### Task requirements
Leave out the pictures and transcribe everything else exactly.

----------------------------------------

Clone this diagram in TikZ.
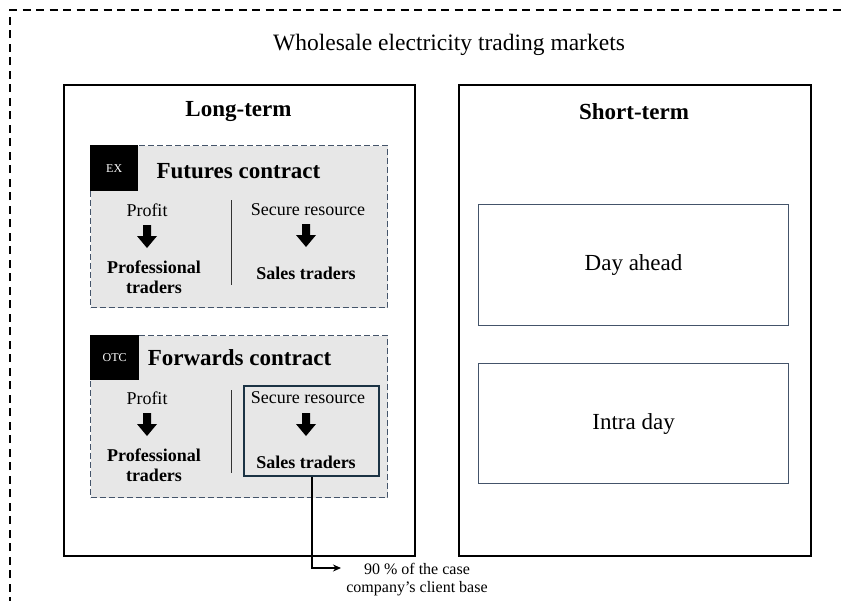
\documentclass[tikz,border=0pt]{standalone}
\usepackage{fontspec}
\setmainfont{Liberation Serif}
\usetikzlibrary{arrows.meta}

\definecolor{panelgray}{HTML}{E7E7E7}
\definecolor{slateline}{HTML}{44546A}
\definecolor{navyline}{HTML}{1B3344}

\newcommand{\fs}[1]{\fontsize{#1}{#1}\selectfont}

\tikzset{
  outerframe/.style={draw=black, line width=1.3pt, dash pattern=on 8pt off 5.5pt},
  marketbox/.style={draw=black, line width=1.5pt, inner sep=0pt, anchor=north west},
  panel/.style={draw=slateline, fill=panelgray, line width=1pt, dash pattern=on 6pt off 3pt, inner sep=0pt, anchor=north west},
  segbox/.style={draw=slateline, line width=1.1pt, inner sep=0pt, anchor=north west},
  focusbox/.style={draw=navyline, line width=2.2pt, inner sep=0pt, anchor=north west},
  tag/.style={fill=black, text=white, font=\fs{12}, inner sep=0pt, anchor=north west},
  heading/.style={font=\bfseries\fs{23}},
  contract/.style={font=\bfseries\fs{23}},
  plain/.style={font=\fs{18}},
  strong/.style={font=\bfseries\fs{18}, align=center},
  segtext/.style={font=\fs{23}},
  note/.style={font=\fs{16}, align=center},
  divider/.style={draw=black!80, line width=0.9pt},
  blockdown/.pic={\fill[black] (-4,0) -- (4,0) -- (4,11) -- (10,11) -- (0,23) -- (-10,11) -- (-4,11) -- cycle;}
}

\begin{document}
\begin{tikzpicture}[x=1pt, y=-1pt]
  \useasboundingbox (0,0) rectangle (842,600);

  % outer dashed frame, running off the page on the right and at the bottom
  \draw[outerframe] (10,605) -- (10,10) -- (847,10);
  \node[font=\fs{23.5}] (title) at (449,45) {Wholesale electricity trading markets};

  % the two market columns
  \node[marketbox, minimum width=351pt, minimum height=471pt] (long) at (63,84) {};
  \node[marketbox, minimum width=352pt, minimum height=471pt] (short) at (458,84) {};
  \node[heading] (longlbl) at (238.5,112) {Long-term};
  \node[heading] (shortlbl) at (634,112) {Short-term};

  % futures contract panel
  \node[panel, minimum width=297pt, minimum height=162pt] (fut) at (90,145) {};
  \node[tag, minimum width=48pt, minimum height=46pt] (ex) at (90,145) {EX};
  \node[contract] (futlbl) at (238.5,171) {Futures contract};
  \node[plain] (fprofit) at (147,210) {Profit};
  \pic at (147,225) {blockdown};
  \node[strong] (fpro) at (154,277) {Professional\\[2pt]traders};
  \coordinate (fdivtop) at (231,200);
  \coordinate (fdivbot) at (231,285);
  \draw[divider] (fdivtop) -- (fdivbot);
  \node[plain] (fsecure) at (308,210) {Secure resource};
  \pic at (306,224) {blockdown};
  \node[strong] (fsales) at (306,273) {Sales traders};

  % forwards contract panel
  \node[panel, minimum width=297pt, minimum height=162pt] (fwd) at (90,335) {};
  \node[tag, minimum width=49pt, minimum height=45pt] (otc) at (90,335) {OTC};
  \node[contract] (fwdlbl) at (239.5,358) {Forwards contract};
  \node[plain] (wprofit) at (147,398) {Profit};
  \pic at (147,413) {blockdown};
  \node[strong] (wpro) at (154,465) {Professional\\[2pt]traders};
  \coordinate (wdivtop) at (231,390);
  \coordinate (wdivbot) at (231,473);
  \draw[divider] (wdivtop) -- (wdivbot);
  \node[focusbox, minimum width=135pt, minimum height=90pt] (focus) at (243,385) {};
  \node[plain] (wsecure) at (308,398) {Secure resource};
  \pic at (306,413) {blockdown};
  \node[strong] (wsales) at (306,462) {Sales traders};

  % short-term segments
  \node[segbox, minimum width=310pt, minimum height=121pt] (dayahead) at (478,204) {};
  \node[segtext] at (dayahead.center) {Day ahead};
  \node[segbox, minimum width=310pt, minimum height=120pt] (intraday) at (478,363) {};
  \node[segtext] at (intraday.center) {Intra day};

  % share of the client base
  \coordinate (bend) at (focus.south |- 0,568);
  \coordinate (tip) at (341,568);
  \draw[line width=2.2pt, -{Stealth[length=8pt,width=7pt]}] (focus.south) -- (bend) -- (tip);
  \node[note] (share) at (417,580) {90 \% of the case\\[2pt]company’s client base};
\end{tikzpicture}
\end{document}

----------------------------------------

### Reply
Clone this diagram in TikZ.
\documentclass[tikz,border=0pt]{standalone}
\usepackage{fontspec}
\setmainfont{Liberation Serif}
\usetikzlibrary{arrows.meta}

\definecolor{panelgray}{HTML}{E7E7E7}
\definecolor{slateline}{HTML}{44546A}
\definecolor{navyline}{HTML}{1B3344}

\newcommand{\fs}[1]{\fontsize{#1}{#1}\selectfont}

\tikzset{
  outerframe/.style={draw=black, line width=1.3pt, dash pattern=on 8pt off 5.5pt},
  marketbox/.style={draw=black, line width=1.5pt, inner sep=0pt, anchor=north west},
  panel/.style={draw=slateline, fill=panelgray, line width=1pt, dash pattern=on 6pt off 3pt, inner sep=0pt, anchor=north west},
  segbox/.style={draw=slateline, line width=1.1pt, inner sep=0pt, anchor=north west},
  focusbox/.style={draw=navyline, line width=2.2pt, inner sep=0pt, anchor=north west},
  tag/.style={fill=black, text=white, font=\fs{12}, inner sep=0pt, anchor=north west},
  heading/.style={font=\bfseries\fs{23}},
  contract/.style={font=\bfseries\fs{23}},
  plain/.style={font=\fs{18}},
  strong/.style={font=\bfseries\fs{18}, align=center},
  segtext/.style={font=\fs{23}},
  note/.style={font=\fs{16}, align=center},
  divider/.style={draw=black!80, line width=0.9pt},
  blockdown/.pic={\fill[black] (-4,0) -- (4,0) -- (4,11) -- (10,11) -- (0,23) -- (-10,11) -- (-4,11) -- cycle;}
}

\begin{document}
\begin{tikzpicture}[x=1pt, y=-1pt]
  \useasboundingbox (0,0) rectangle (842,600);

  % outer dashed frame, running off the page on the right and at the bottom
  \draw[outerframe] (10,605) -- (10,10) -- (847,10);
  \node[font=\fs{23.5}] (title) at (449,45) {Wholesale electricity trading markets};

  % the two market columns
  \node[marketbox, minimum width=351pt, minimum height=471pt] (long) at (63,84) {};
  \node[marketbox, minimum width=352pt, minimum height=471pt] (short) at (458,84) {};
  \node[heading] (longlbl) at (238.5,112) {Long-term};
  \node[heading] (shortlbl) at (634,112) {Short-term};

  % futures contract panel
  \node[panel, minimum width=297pt, minimum height=162pt] (fut) at (90,145) {};
  \node[tag, minimum width=48pt, minimum height=46pt] (ex) at (90,145) {EX};
  \node[contract] (futlbl) at (238.5,171) {Futures contract};
  \node[plain] (fprofit) at (147,210) {Profit};
  \pic at (147,225) {blockdown};
  \node[strong] (fpro) at (154,277) {Professional\\[2pt]traders};
  \coordinate (fdivtop) at (231,200);
  \coordinate (fdivbot) at (231,285);
  \draw[divider] (fdivtop) -- (fdivbot);
  \node[plain] (fsecure) at (308,210) {Secure resource};
  \pic at (306,224) {blockdown};
  \node[strong] (fsales) at (306,273) {Sales traders};

  % forwards contract panel
  \node[panel, minimum width=297pt, minimum height=162pt] (fwd) at (90,335) {};
  \node[tag, minimum width=49pt, minimum height=45pt] (otc) at (90,335) {OTC};
  \node[contract] (fwdlbl) at (239.5,358) {Forwards contract};
  \node[plain] (wprofit) at (147,398) {Profit};
  \pic at (147,413) {blockdown};
  \node[strong] (wpro) at (154,465) {Professional\\[2pt]traders};
  \coordinate (wdivtop) at (231,390);
  \coordinate (wdivbot) at (231,473);
  \draw[divider] (wdivtop) -- (wdivbot);
  \node[focusbox, minimum width=135pt, minimum height=90pt] (focus) at (243,385) {};
  \node[plain] (wsecure) at (308,398) {Secure resource};
  \pic at (306,413) {blockdown};
  \node[strong] (wsales) at (306,462) {Sales traders};

  % short-term segments
  \node[segbox, minimum width=310pt, minimum height=121pt] (dayahead) at (478,204) {};
  \node[segtext] at (dayahead.center) {Day ahead};
  \node[segbox, minimum width=310pt, minimum height=120pt] (intraday) at (478,363) {};
  \node[segtext] at (intraday.center) {Intra day};

  % share of the client base
  \coordinate (bend) at (focus.south |- 0,568);
  \coordinate (tip) at (341,568);
  \draw[line width=2.2pt, -{Stealth[length=8pt,width=7pt]}] (focus.south) -- (bend) -- (tip);
  \node[note] (share) at (417,580) {90 \% of the case\\[2pt]company’s client base};
\end{tikzpicture}
\end{document}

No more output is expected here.